▶ **REQUIRED WORK**
Pictures do not belong in the copy; restate the records below word for word.

↓↓↓

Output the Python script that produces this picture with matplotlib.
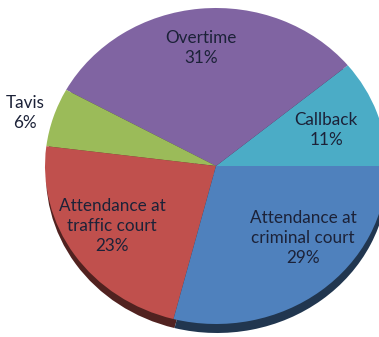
import matplotlib
matplotlib.use("Agg")
import matplotlib.pyplot as plt
import matplotlib.colors as mcolors

# share of hours by category, counter-clockwise from 3 o'clock
labels = ["Callback", "Overtime", "Tavis",
          "Attendance at\ntraffic court", "Attendance at\ncriminal court"]
shares = [11, 31, 6, 23, 29]
colors = ["#4BACC6", "#8064A2", "#9BBB59", "#C0504D", "#4F81BD"]

# label centres in pixel space (x right, y down)
label_pos = [(326, 130), (201, 48), (25, 113), (112, 226), (303, 238)]

W, H = 379, 337
fig = plt.figure(figsize=(W / 100, H / 100), dpi=100)
ax = fig.add_axes([0, 0, 1, 1])

cx, cy = 216, 166          # pie centre (pixels)
rx, ry = 171, 158          # horizontal / vertical radius (pixels)
k = rx / ry                # squash the circle into an ellipse

def to_data(px, py):
    return px, (H - cy) + (cy - py) * k

center = to_data(cx, cy)

# the darker side of the disc, peeking out below
dark = [mcolors.to_hex([c * 0.42 for c in mcolors.to_rgb(col)]) for col in colors]
ax.pie(shares, colors=dark, startangle=0, counterclock=True,
       radius=rx, center=(center[0] + 1, center[1] - 9 * k),
       wedgeprops=dict(linewidth=0), frame=True)

ax.pie(shares, colors=colors, startangle=0, counterclock=True,
       radius=rx, center=center,
       wedgeprops=dict(linewidth=0), frame=True)

# pie() forces an equal aspect; undo it so the disc is flattened
ax.set_aspect("auto")
ax.set_xlim(0, W)
ax.set_ylim((H - cy) - (H - cy) * k, (H - cy) + cy * k)
ax.axis("off")

for lab, val, (px, py) in zip(labels, shares, label_pos):
    x, y = to_data(px, py)
    ax.text(x, y, f"{lab}\n{val}%", ha="center", va="center",
            fontsize=12.3, family="Lato", color="#1C2238", linespacing=1.28)

fig.savefig("out.png", dpi=100)
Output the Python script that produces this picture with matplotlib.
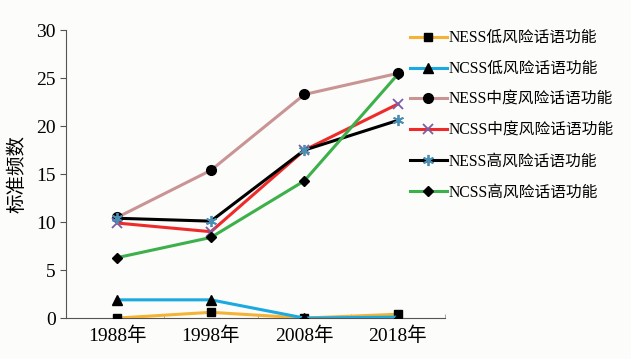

↑↑↑

▶ **RESPONSE FOR THIS EXERCISE**
Output the Python script that produces this picture with matplotlib.
import matplotlib
matplotlib.use("Agg")
import matplotlib.pyplot as plt
import matplotlib.colors as mcolors

# share of hours by category, counter-clockwise from 3 o'clock
labels = ["Callback", "Overtime", "Tavis",
          "Attendance at\ntraffic court", "Attendance at\ncriminal court"]
shares = [11, 31, 6, 23, 29]
colors = ["#4BACC6", "#8064A2", "#9BBB59", "#C0504D", "#4F81BD"]

# label centres in pixel space (x right, y down)
label_pos = [(326, 130), (201, 48), (25, 113), (112, 226), (303, 238)]

W, H = 379, 337
fig = plt.figure(figsize=(W / 100, H / 100), dpi=100)
ax = fig.add_axes([0, 0, 1, 1])

cx, cy = 216, 166          # pie centre (pixels)
rx, ry = 171, 158          # horizontal / vertical radius (pixels)
k = rx / ry                # squash the circle into an ellipse

def to_data(px, py):
    return px, (H - cy) + (cy - py) * k

center = to_data(cx, cy)

# the darker side of the disc, peeking out below
dark = [mcolors.to_hex([c * 0.42 for c in mcolors.to_rgb(col)]) for col in colors]
ax.pie(shares, colors=dark, startangle=0, counterclock=True,
       radius=rx, center=(center[0] + 1, center[1] - 9 * k),
       wedgeprops=dict(linewidth=0), frame=True)

ax.pie(shares, colors=colors, startangle=0, counterclock=True,
       radius=rx, center=center,
       wedgeprops=dict(linewidth=0), frame=True)

# pie() forces an equal aspect; undo it so the disc is flattened
ax.set_aspect("auto")
ax.set_xlim(0, W)
ax.set_ylim((H - cy) - (H - cy) * k, (H - cy) + cy * k)
ax.axis("off")

for lab, val, (px, py) in zip(labels, shares, label_pos):
    x, y = to_data(px, py)
    ax.text(x, y, f"{lab}\n{val}%", ha="center", va="center",
            fontsize=12.3, family="Lato", color="#1C2238", linespacing=1.28)

fig.savefig("out.png", dpi=100)
Output the Python script that produces this picture with matplotlib.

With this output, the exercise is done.